If you’re a beginner alignment is probably a word you’re hearing a lot. Alignment refers to where you’re aiming, typically if a player has alignment issues they’re not aiming correctly.
Alignment is as important in putting as it is in your long game, you need to make sure that once you’ve read the line of your putt, you start the ball on that line. Alignment aids come built into some golf balls such as the Srixon Q Star or the Callaway Triple Track golf balls. These help you make sure you’ve correctly set up your putts target line. First, mark your ball with a coin or ball marker, choose the line your putt needs to follow then aim the alignment aid on the ball towards the line.
This is completely optional but in my opinion, it’s helped with my putting confidence tremendously. It’s worth noting that if you choose a ball that doesn’t come with alignment aids it’s not the end of the world.
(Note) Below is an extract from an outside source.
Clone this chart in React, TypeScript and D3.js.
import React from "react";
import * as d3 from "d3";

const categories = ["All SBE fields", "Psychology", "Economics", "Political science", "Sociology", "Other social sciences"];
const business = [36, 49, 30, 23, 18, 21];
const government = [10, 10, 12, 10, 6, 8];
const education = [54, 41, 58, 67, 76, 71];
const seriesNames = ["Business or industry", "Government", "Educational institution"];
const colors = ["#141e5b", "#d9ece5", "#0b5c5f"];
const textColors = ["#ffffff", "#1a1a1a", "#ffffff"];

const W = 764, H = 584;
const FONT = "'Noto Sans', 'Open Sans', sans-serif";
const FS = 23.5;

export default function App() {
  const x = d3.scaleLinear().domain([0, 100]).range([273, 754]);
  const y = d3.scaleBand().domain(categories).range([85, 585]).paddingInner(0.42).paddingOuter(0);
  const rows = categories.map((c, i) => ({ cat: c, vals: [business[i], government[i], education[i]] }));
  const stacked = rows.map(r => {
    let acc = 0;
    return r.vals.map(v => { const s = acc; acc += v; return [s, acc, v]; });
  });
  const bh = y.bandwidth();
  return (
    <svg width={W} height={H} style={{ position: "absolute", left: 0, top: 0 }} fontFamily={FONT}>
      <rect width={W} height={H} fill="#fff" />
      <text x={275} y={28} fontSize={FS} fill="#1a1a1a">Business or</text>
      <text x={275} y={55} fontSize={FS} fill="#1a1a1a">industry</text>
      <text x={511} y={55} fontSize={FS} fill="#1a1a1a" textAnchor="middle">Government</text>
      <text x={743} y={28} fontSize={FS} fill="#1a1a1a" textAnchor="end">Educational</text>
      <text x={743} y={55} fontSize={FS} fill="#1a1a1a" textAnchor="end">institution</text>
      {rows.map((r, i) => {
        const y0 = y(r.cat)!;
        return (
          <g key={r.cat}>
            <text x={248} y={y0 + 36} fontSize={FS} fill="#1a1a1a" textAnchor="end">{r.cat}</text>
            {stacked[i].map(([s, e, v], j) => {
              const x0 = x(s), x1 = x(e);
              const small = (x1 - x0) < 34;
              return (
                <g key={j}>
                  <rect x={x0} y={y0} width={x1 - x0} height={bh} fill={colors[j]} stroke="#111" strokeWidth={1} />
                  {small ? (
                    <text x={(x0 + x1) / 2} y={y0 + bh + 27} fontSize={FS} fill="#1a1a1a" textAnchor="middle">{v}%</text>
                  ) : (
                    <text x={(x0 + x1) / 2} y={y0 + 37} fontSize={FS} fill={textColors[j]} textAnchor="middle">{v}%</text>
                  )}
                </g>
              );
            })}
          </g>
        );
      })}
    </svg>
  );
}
You can buy alignment markers for golf balls that come with a pen and make the markings yourself. Beware; this can get a little time-consuming if you lose a lot of balls!
Important: play the same golf ball consistently
A mistake I see plenty of beginners making is they find themselves playing whichever ball finds its way into their bag. This means that balls are often in poor condition and also inconsistently weighted. I carried out a study last year and found that used balls in poor condition can have over 3 grams of weight variance.
Firstly, a ball in poor condition will give you awful feedback around the green, but the difference in their weight means huge inconsistencies. That’s why it’s essential you pick a golf ball you like and use it all the time. I don’t care if you’re a beginner golfer or play off scratch, if you’re hitting different golf balls every time you play golf you aren’t going to see the consistent results you could be seeing.
Here are a few of the benefits you get from playing the same golf ball on a consistent basis:
- Confidence: when standing over the same golf ball shot after shot, your confidence in the ball will allow you to play the shot with maximum commitment.
- Consistency: using the same golf ball over and over allows you to gain a feel for playing that particular ball, hugely important when chipping and pitching as these shots require “feel”.
- Lower scores: this point is a byproduct of the previous two. By giving yourself the maximum confidence over your shots, and developing a consistent feel from putting to chipping you will see lower scores on your card.